Anchor: Another listener reminds us that we can play
geopolitical chess as much as we like, but there is, for example,
the problem of the Armenian population in Abkhazia. If Georgia goes
into Abkhazia, then about 90,000 Armenians will most likely have to
leave. What will happen to the Abkhazians?

Vinogradov: A year and a half ago I drove through Abkhazia and
I don't think it is realistic for Georgian troops to go into
Abkhazia and stay there for any length of time. The country is full
of monuments, museums and memorials and banners reading, "We have
won!" Abkhazians feel very strong about it and every Abkhazian will
tell you how he was fighting.

Anchor: We can take one final phone call.
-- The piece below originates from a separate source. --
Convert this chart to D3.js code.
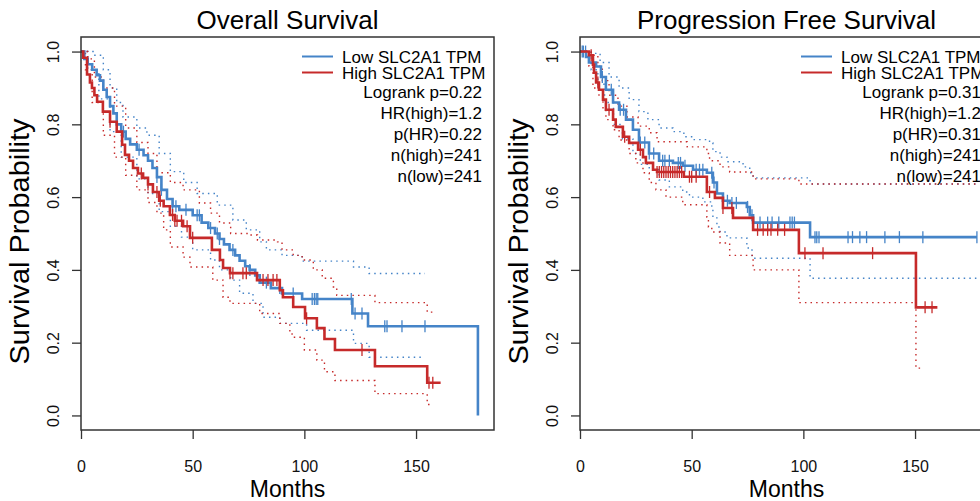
<!DOCTYPE html>
<html>
<head>
<meta charset="utf-8">
<script src="https://cdn.jsdelivr.net/npm/d3@7"></script>
<style>
  body { margin: 0; background: #fff; }
  svg { display: block; font-family: "Liberation Sans", Arial, Helvetica, sans-serif; }
</style>
</head>
<body>
<div id="chart"></div>
<script>
// axis ticks
const monthTicks = [0, 50, 100, 150];
const probTicks = [0, 0.2, 0.4, 0.6, 0.8, 1.0];

// ---- Overall survival: [month, survival after step]
const osLow = [[0,1],[1.5,0.98],[3,0.965],[5,0.95],[7,0.935],[8.5,0.92],[10,0.895],[11.5,0.875],[13,0.85],[14.5,0.83],[16,0.80],[18,0.78],[20,0.76],[22,0.745],[25,0.73],[28,0.715],[30,0.70],[32,0.68],[34,0.655],[36,0.62],[38.5,0.595],[41,0.575],[44,0.565],[50,0.55],[54,0.53],[57,0.515],[60,0.50],[62,0.485],[64,0.47],[66.5,0.455],[69,0.44],[71,0.425],[73.5,0.41],[75.5,0.40],[78,0.385],[80,0.365],[85,0.35],[90,0.335],[99,0.32],[121.5,0.28],[128.5,0.245],[177.7,0]];
const osHigh = [[0,1],[1,0.983],[2.7,0.937],[4,0.915],[4.9,0.90],[6,0.88],[7.2,0.862],[9.8,0.835],[13,0.807],[16,0.78],[18.4,0.744],[19.7,0.716],[21.5,0.70],[23.3,0.68],[25.5,0.665],[27.8,0.653],[30,0.635],[32.2,0.614],[35,0.59],[37,0.575],[39.8,0.551],[42,0.535],[45.7,0.52],[48.8,0.488],[58.6,0.455],[62.2,0.427],[63.6,0.405],[66.7,0.391],[78.8,0.372],[89,0.344],[90.4,0.325],[95,0.298],[100.3,0.267],[105.6,0.24],[109,0.21],[113.7,0.18],[131.6,0.135],[155,0.09],[161,0.09]];
const osLowUpper = [[0,1],[5.4,0.99],[10,0.95],[13,0.90],[16,0.86],[18.8,0.82],[25,0.79],[29.5,0.77],[35,0.72],[40,0.67],[46,0.64],[52,0.61],[61,0.578],[68,0.537],[74,0.51],[80,0.477],[83,0.455],[90,0.44],[99,0.424],[122,0.408],[129,0.39],[154,0.39]];
const osLowLower = [[0,1],[3,0.95],[8,0.87],[13,0.78],[18,0.71],[25,0.65],[30,0.61],[35,0.56],[40,0.52],[45,0.49],[50,0.455],[58,0.427],[62,0.40],[67,0.372],[71,0.336],[77,0.308],[81.5,0.27],[89,0.253],[101,0.234],[122,0.198],[129,0.16],[153,0.157]];
const osHighUpper = [[0,1],[3,0.98],[6,0.93],[10,0.90],[15,0.85],[20,0.79],[25,0.75],[30,0.72],[34,0.667],[40,0.64],[45.7,0.62],[53,0.584],[58,0.556],[62,0.529],[67,0.5],[75.6,0.496],[79,0.482],[88,0.477],[90,0.455],[95,0.44],[99,0.427],[104,0.40],[108,0.377],[113,0.353],[114.5,0.33],[131.6,0.31],[155,0.284],[159,0.284]];
const osHighLower = [[0,1],[2,0.95],[5,0.86],[10,0.77],[15,0.71],[20,0.66],[25,0.62],[30,0.585],[34,0.556],[37,0.51],[40,0.463],[45.7,0.435],[48.8,0.408],[59,0.372],[63.6,0.325],[66.7,0.308],[80,0.28],[89,0.253],[93.5,0.226],[94.5,0.215],[100,0.18],[105.6,0.152],[109,0.12],[113.7,0.096],[131.6,0.06],[155,0.03],[157.5,0.03]];
const osLowCensor = [19,26,34,36,41,42.5,47,52,53,58,61,62,68,75.6,83,89,95,103.5,104.5,105.3,106,121,122.7,125.8,136,137,143.7,154];
const osHighCensor = [13,27,30,34,35.5,41,42,43,45,47.5,50,66.7,68,72.5,74,81.5,83.7,86,87.7,101,125.8,155.8,157.5];
const osStats = ["Logrank p=0.22", "HR(high)=1.2", "p(HR)=0.22", "n(high)=241", "n(low)=241"];

// ---- Progression free survival
const pfsLow = [[0,1],[2.7,0.985],[4,0.97],[7.2,0.959],[9.4,0.93],[11.6,0.895],[14.8,0.86],[17.5,0.84],[20.6,0.813],[23.7,0.785],[26.4,0.75],[30.9,0.72],[35.4,0.70],[41.6,0.694],[46,0.686],[50.6,0.675],[56.8,0.667],[59.5,0.64],[61.3,0.61],[64,0.59],[67,0.584],[74.7,0.573],[76,0.55],[77.5,0.53],[103,0.49],[177.7,0.49]];
const pfsHigh = [[0,1],[4,0.99],[5.8,0.964],[6.3,0.942],[7.2,0.915],[8.5,0.895],[10.3,0.868],[11.6,0.84],[14.8,0.813],[16,0.793],[19.2,0.766],[22,0.749],[26,0.73],[28.2,0.71],[29.5,0.694],[32.7,0.675],[34.5,0.669],[46.5,0.656],[56.8,0.614],[60.4,0.598],[64,0.57],[68.5,0.543],[77.5,0.51],[98,0.446],[150.4,0.297],[160,0.297]];
const pfsLowUpper = [[0,1],[5,0.995],[9,0.97],[13,0.93],[17.5,0.90],[22,0.868],[26.4,0.835],[30.4,0.813],[35.4,0.79],[41.6,0.78],[46.5,0.766],[50.6,0.758],[58,0.749],[59.5,0.725],[62.7,0.71],[65.8,0.697],[73,0.683],[76,0.667],[77.5,0.653],[103,0.636],[177.7,0.636]];
const pfsLowLower = [[0,1],[5,0.95],[8,0.91],[11,0.86],[15,0.80],[19,0.76],[23.7,0.72],[27,0.69],[31,0.675],[35.4,0.647],[40,0.628],[46,0.614],[49,0.60],[55,0.587],[59,0.57],[59.5,0.543],[61.3,0.518],[62.7,0.504],[65.8,0.488],[74.7,0.46],[77,0.432],[103,0.377],[177.7,0.377]];
const pfsHighUpper = [[0,1],[5,0.99],[8,0.96],[10,0.92],[13,0.88],[17,0.85],[21,0.82],[26,0.795],[31,0.777],[34.5,0.752],[48,0.738],[56.8,0.72],[58,0.70],[62.7,0.683],[67,0.669],[77.5,0.65],[98,0.636],[177.7,0.636]];
const pfsHighLower = [[0,1],[4,0.96],[5.8,0.9],[8.5,0.876],[10.3,0.84],[11.6,0.813],[14.8,0.785],[17.5,0.757],[22,0.72],[25,0.694],[28.2,0.667],[31,0.64],[34,0.62],[38.5,0.60],[46,0.579],[56.8,0.545],[57.5,0.518],[59,0.504],[62.7,0.474],[67,0.44],[77.5,0.40],[98,0.31],[150.4,0.13],[154,0.13]];
const pfsLowCensor = [1,1.5,2.5,10,14,18,19.5,27,29,31,33,37,38,40,44,45,47,52,53.5,55,59,60,66,68,70,75,77,80.6,84,86,89,94,95,96,105.2,106,107,120,122,125.3,128.3,136.5,143,153.5,177.7];
const pfsHighCensor = [5,6,8,13,20,27,34.5,35.5,36.5,37.5,38.5,39.5,40.5,41.5,42.5,43.5,44.5,45.5,49,50,52,58,64,68,79.5,82,84,85.5,88.5,91.6,100.7,108.8,131,154.5,157.6];
const pfsStats = ["Logrank p=0.31", "HR(high)=1.2", "p(HR)=0.31", "n(high)=241", "n(low)=241"];

const legendLabels = ["Low SLC2A1 TPM", "High SLC2A1 TPM"];

const blue = "#4584c8";
const red = "#c62a2a";

var width = 980, height = 501;
var box = {top: 37, bottom: 430, w: 413};

const svg = d3.select("#chart").append("svg")
  .attr("width", width)
  .attr("height", height);

function survAt(steps, t) {
  let i = d3.bisector(d => d[0]).right(steps, t) - 1;
  return steps[Math.max(i, 0)][1];
}

function drawPanel(left, title, low, high, lowUp, lowLo, highUp, highLo, lowCens, highCens, stats) {
  const g = svg.append("g").attr("transform", `translate(${left},0)`);

  const x = d3.scaleLinear().domain([0, 184.9]).range([0, box.w]);
  const y = d3.scaleLinear().domain([-0.04, 1.04]).range([box.bottom, box.top]);

  const step = d3.line()
    .curve(d3.curveStepAfter)
    .x(d => x(d[0]))
    .y(d => y(d[1]));

  // confidence bands (dotted)
  [[lowUp, blue], [lowLo, blue], [highUp, red], [highLo, red]].forEach(function (c) {
    g.append("path")
      .attr("d", step(c[0]))
      .attr("fill", "none")
      .attr("stroke", c[1])
      .attr("stroke-width", 1.4)
      .attr("stroke-dasharray", "1.5,4.1");
  });

  // survival curves
  [[low, blue, lowCens], [high, red, highCens]].forEach(function (c) {
    g.append("path")
      .attr("d", step(c[0]))
      .attr("fill", "none")
      .attr("stroke", c[1])
      .attr("stroke-width", 2.6);
    g.selectAll(null)
      .data(c[2])
      .join("line")
      .attr("x1", d => x(d)).attr("x2", d => x(d))
      .attr("y1", d => y(survAt(c[0], d)) - 6)
      .attr("y2", d => y(survAt(c[0], d)) + 6)
      .attr("stroke", c[1])
      .attr("stroke-width", 1.3);
  });

  // box
  g.append("rect")
    .attr("x", 0).attr("y", box.top)
    .attr("width", box.w).attr("height", box.bottom - box.top)
    .attr("fill", "none")
    .attr("stroke", "#333")
    .attr("stroke-width", 1.5);

  // axes
  const xAxis = g.append("g")
    .attr("transform", `translate(0,${box.bottom})`)
    .call(d3.axisBottom(x).tickValues(monthTicks).tickSize(9).tickPadding(22).tickFormat(d3.format("d")));
  xAxis.select(".domain").remove();
  xAxis.selectAll("line").attr("stroke", "#333").attr("stroke-width", 1.3);
  xAxis.selectAll("text").attr("font-size", 16).attr("fill", "#111").attr("font-family", "Liberation Sans, Arial, sans-serif");

  const yAxis = g.append("g")
    .call(d3.axisLeft(y).tickValues(probTicks).tickSize(9).tickFormat(d3.format(".1f")));
  yAxis.select(".domain").remove();
  yAxis.selectAll("line").attr("stroke", "#333").attr("stroke-width", 1.3);
  yAxis.selectAll("text")
    .attr("x", null).attr("dy", null)
    .attr("transform", "translate(-22,0) rotate(-90)")
    .attr("text-anchor", "middle")
    .attr("font-size", 16).attr("fill", "#111").attr("font-family", "Liberation Sans, Arial, sans-serif");

  // titles
  g.append("text")
    .attr("x", box.w / 2).attr("y", 29)
    .attr("text-anchor", "middle")
    .attr("font-size", 26)
    .text(title);

  g.append("text")
    .attr("x", box.w / 2).attr("y", 497)
    .attr("text-anchor", "middle")
    .attr("font-size", 23)
    .text("Months");

  g.append("text")
    .attr("transform", `translate(-52,${(box.top + box.bottom) / 2 + 8}) rotate(-90)`)
    .attr("text-anchor", "middle")
    .attr("font-size", 27)
    .attr("textLength", 246)
    .attr("lengthAdjust", "spacingAndGlyphs")
    .text("Survival Probability");

  // legend
  legendLabels.forEach(function (lab, i) {
    const ly = 56.5 + i * 16;
    g.append("line")
      .attr("x1", 221).attr("x2", 252)
      .attr("y1", ly).attr("y2", ly)
      .attr("stroke", i == 0 ? blue : red)
      .attr("stroke-width", 2);
    g.append("text")
      .attr("x", 261).attr("y", ly + 6)
      .attr("font-size", 17)
      .text(lab);
  });
  stats.forEach(function (s, i) {
    g.append("text")
      .attr("x", 401).attr("y", 98 + i * 21)
      .attr("text-anchor", "end")
      .attr("font-size", 17)
      .text(s);
  });
}

drawPanel(81, "Overall Survival", osLow, osHigh, osLowUpper, osLowLower, osHighUpper, osHighLower, osLowCensor, osHighCensor, osStats);
drawPanel(580, "Progression Free Survival", pfsLow, pfsHigh, pfsLowUpper, pfsLowLower, pfsHighUpper, pfsHighLower, pfsLowCensor, pfsHighCensor, pfsStats);
</script>
</body>
</html>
Q: "I am Valery Vasilyevich from Gorki oblast. What is the
economic interest for RAO UES Russia in operating the power industry
in Georgia? Do we earn any profits there?"

Vinogradov: Opinions among economists on that score differ.
Some say we do derive some economic benefit, and some feel that it
is of a political action. The latter point of view is
frequently expressed and therefore appears to be convincing.

Anchor: So, it is a politically motivated action. The
implementation of the idea expressed by Chubais.

Vinogradov: The idea of a "liberal empire." A simulation of the

Anchor: Simulation again. Unfortunately, this is not the first
time we are discussing the Russian-Georgian relations and other CIS
countries. And nearly always we come to the conclusion that most
often it is a simulation of activities.

Vinogradov: That is still better than bloodshed.

Anchor: It is still better than an open conflict, but it is
worse than a clear statement of interests and goals and policies
aimed at achieving those goals.

Vinogradov: Absolutely.

Anchor: We will keep following the developments. Thank you.